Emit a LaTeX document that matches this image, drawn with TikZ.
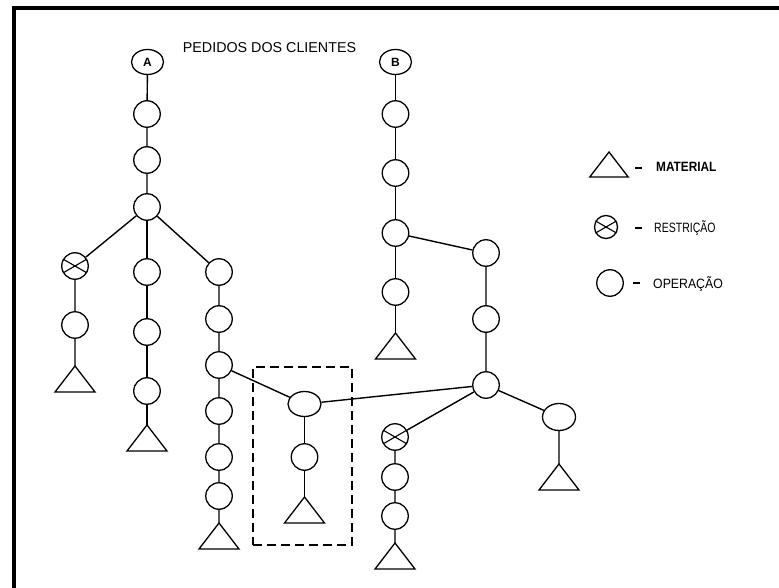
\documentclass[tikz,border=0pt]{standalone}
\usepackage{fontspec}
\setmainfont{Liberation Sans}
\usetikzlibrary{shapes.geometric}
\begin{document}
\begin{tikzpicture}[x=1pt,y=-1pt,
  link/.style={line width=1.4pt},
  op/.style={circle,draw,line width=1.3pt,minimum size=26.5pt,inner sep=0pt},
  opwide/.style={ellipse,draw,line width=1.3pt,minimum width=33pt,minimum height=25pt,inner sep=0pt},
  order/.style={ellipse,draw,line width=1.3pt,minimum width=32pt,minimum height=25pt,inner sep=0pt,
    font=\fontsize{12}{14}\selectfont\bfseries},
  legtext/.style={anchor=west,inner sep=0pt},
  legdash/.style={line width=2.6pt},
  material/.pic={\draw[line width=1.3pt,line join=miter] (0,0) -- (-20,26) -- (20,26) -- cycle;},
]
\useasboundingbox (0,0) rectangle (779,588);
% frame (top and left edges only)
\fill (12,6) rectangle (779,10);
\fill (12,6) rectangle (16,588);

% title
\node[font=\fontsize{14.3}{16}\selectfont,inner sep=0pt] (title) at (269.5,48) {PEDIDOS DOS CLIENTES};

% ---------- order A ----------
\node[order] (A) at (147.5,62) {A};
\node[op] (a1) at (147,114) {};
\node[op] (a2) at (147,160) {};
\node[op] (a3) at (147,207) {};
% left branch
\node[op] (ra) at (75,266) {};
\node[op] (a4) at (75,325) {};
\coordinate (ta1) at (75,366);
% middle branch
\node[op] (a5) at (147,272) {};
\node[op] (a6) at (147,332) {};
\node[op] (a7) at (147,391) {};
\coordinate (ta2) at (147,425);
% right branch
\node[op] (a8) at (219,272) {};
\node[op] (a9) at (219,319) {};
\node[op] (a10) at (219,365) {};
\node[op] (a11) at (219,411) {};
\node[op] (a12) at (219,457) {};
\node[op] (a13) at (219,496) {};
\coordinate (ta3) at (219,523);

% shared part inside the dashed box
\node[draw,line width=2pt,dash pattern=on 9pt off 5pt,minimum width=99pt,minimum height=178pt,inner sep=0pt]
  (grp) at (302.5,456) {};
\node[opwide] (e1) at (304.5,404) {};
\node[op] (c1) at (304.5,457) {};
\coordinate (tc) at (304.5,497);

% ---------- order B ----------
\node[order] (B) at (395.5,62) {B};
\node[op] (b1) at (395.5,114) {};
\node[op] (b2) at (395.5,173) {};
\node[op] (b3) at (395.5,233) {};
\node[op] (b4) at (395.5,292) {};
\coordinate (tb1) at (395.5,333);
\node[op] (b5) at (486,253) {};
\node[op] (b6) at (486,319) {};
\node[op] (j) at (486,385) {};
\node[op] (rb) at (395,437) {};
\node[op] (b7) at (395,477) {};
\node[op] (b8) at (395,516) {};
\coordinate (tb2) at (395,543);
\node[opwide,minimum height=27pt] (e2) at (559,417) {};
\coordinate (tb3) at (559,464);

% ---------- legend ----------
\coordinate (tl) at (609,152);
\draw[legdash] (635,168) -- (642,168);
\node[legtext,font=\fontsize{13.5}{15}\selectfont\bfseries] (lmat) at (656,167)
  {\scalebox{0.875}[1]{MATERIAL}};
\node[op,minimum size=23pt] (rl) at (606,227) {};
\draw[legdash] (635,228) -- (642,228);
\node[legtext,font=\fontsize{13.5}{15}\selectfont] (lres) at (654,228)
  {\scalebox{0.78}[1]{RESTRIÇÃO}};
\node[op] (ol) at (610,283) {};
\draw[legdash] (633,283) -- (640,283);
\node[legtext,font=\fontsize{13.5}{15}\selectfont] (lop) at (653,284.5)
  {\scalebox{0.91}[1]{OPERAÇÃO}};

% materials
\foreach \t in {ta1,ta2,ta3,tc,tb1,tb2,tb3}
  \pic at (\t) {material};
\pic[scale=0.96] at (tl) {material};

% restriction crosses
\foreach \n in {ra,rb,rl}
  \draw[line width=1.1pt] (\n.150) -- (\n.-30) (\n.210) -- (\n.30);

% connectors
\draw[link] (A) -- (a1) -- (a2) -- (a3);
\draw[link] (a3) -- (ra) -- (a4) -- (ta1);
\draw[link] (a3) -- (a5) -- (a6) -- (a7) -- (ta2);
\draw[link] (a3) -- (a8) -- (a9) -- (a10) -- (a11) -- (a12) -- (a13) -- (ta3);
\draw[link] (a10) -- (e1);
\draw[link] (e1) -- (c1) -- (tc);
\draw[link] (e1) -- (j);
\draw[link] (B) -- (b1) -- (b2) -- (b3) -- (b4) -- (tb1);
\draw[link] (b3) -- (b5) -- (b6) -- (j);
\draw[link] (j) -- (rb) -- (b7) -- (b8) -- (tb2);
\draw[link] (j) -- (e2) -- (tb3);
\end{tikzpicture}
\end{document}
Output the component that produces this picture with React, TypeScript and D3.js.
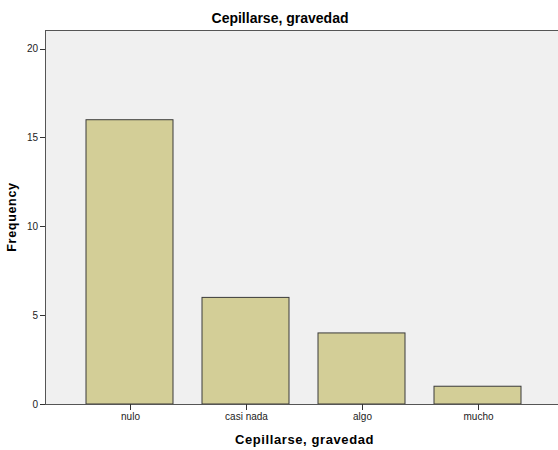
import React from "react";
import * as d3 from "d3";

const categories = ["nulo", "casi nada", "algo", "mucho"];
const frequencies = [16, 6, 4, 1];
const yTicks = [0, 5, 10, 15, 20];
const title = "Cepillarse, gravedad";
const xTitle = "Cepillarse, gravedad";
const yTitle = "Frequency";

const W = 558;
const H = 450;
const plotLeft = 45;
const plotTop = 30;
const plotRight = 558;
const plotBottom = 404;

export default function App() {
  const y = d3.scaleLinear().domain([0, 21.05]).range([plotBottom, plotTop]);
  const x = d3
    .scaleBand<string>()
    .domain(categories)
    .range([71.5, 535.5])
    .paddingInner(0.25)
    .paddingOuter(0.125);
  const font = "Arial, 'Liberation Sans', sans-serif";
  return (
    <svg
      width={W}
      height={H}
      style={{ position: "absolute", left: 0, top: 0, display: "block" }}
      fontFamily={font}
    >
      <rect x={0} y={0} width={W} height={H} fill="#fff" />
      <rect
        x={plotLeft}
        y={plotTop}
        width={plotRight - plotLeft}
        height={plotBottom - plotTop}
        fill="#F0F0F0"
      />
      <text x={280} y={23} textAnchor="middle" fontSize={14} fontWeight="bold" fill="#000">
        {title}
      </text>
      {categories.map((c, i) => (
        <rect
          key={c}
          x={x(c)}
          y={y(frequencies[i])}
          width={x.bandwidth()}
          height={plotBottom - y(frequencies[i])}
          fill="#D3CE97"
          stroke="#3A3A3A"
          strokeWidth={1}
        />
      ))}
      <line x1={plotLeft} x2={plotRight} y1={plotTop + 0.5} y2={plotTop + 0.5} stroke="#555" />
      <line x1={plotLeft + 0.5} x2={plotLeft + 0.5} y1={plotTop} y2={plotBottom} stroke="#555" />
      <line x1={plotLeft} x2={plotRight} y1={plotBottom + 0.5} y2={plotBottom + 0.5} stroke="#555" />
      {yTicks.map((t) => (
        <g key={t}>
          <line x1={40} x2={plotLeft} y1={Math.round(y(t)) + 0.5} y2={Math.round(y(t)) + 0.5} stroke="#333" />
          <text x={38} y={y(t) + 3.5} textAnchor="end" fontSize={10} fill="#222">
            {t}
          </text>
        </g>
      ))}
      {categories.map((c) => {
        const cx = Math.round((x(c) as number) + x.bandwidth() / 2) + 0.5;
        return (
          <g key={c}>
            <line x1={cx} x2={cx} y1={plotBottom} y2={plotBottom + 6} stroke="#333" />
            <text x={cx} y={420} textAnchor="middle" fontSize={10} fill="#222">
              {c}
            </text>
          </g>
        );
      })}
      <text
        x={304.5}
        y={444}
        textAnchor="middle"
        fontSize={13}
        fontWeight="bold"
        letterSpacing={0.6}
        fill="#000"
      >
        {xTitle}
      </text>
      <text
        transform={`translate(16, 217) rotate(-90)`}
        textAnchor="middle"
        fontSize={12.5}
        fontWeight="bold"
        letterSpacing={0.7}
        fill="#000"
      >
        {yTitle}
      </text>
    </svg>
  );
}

• • •

- [Exercise brief]
Copy exactly, and copy only, the lines from the one with "Output the component" to the one with "import * as", ends included. Pictures are not part of the copy.

- [Written answer]
Output the component that produces this picture with React, TypeScript and D3.js.
import React from "react";
import * as d3 from "d3";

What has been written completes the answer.